By making viewers care about and relate to individual characters, shows like Battlestar can force people to empathize with difficult political decisions.

“What must George W. Bush have been thinking that day, when the military was asking him what to do about errant civilian airplanes?” he asks. “It illuminates a lot about politics. It’s about hard choices, and very often there is no right decision – only upsides and downsides.”

Dragons of mass destruction

Thomas Briggs, a second-year Ph.D. student in the Department of Political Science and teaching assistant for Dyson’s Introduction to International Relations class, says discussions of science fiction allow an entry into complex political theory.

“If you’re unfamiliar with the details of international relations theory, there are loads of lessons you can learn through science fiction,” he says. “I think it’s a rich way of exploring themes like ethics, warfare, morality.”

In particular, referring to fictional people and events encourages debate about difficult and polarizing issues without the limitations of political predispositions.

“We can talk about things like clashes between the civil and military side of governments, or the balance of security and liberty, in a post-9/11 context,” Dyson says. “It gives the space for a freer exploration of ideas.”

Or, when Dyson lectures at universities in China each summer, he can use pop culture references from the series Game of Thrones to overcome disparate historical backgrounds.

“When I teach about weapons of mass destruction, I might use Daenerys Targaryen’s [of Game of Thrones] dragons,” he says. “All of my Chinese students had seen the show, so it helped them understand how a qualitatively different type of weapon can create a totally different set of interactions within a conflict.”

Adds Briggs, “We make sense of the world using stories. And if you remember the story, you remember the lesson. So students walk away with a clearer understanding of international relations.”

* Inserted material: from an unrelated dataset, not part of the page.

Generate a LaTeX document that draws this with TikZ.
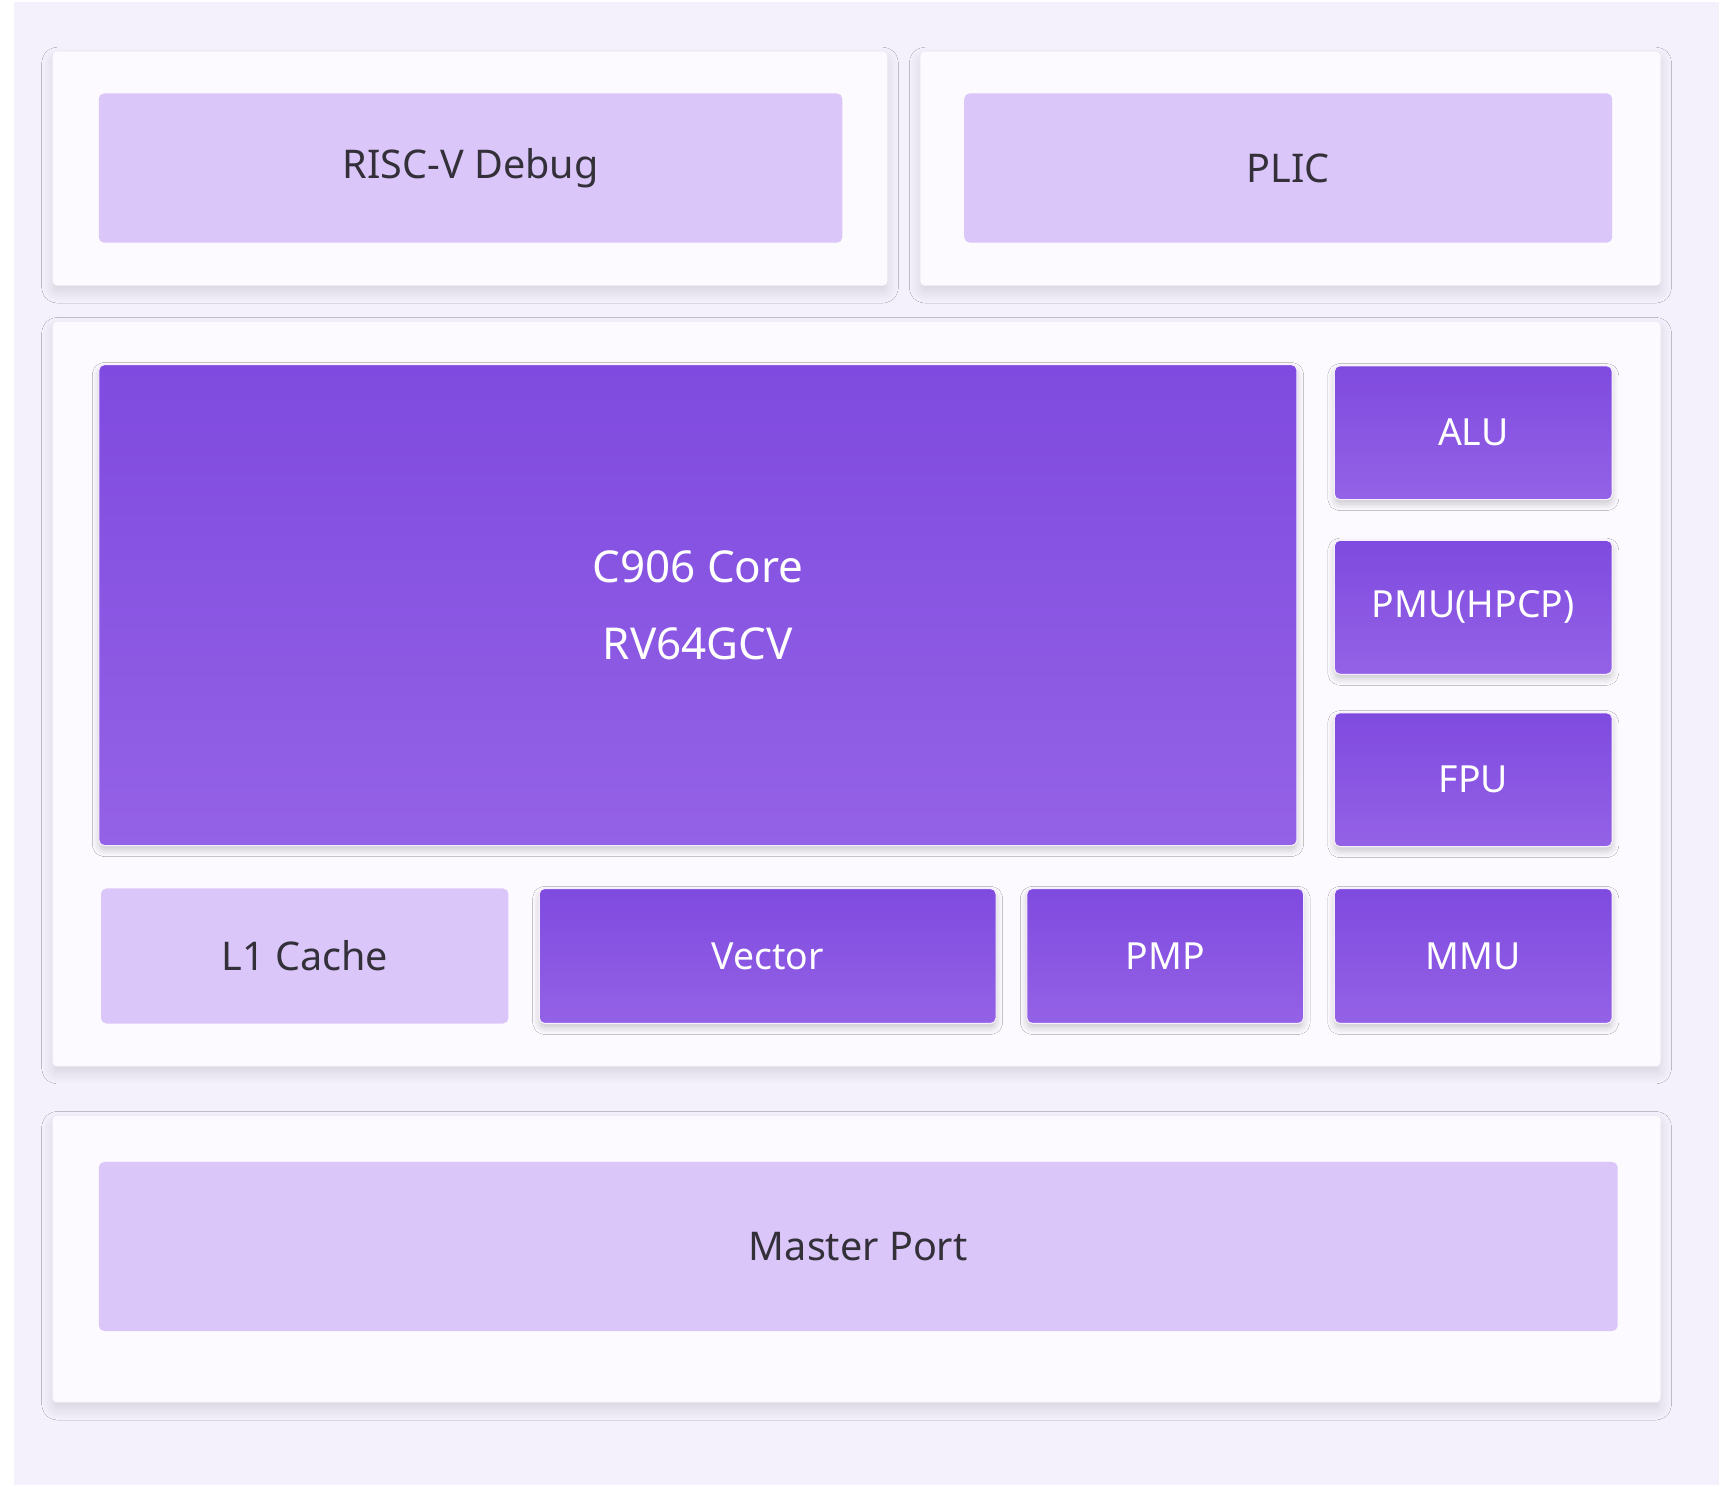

Dyson unequivocally recommends that everyone should see Star Trek II: The Wrath of Khan. In its final scenes, the character Spock advocates – “and follows through in the most final of ways,” notes Watson – that “the needs of the many outweigh the needs of the few.”

So when Dyson screened it for his Humanities House students, Watson says, it allowed students to talk about the value of life in an unconventional way.

“By removing reality from the equation, we were able to talk about the value of life in a far less conventional way, which led to more insightful discussion and far more useful discourse,” he says. “Simply put, Professor Dyson utilizes the genre in the way it was intended: as a tool to discuss issues present today, without the constraints of the present.”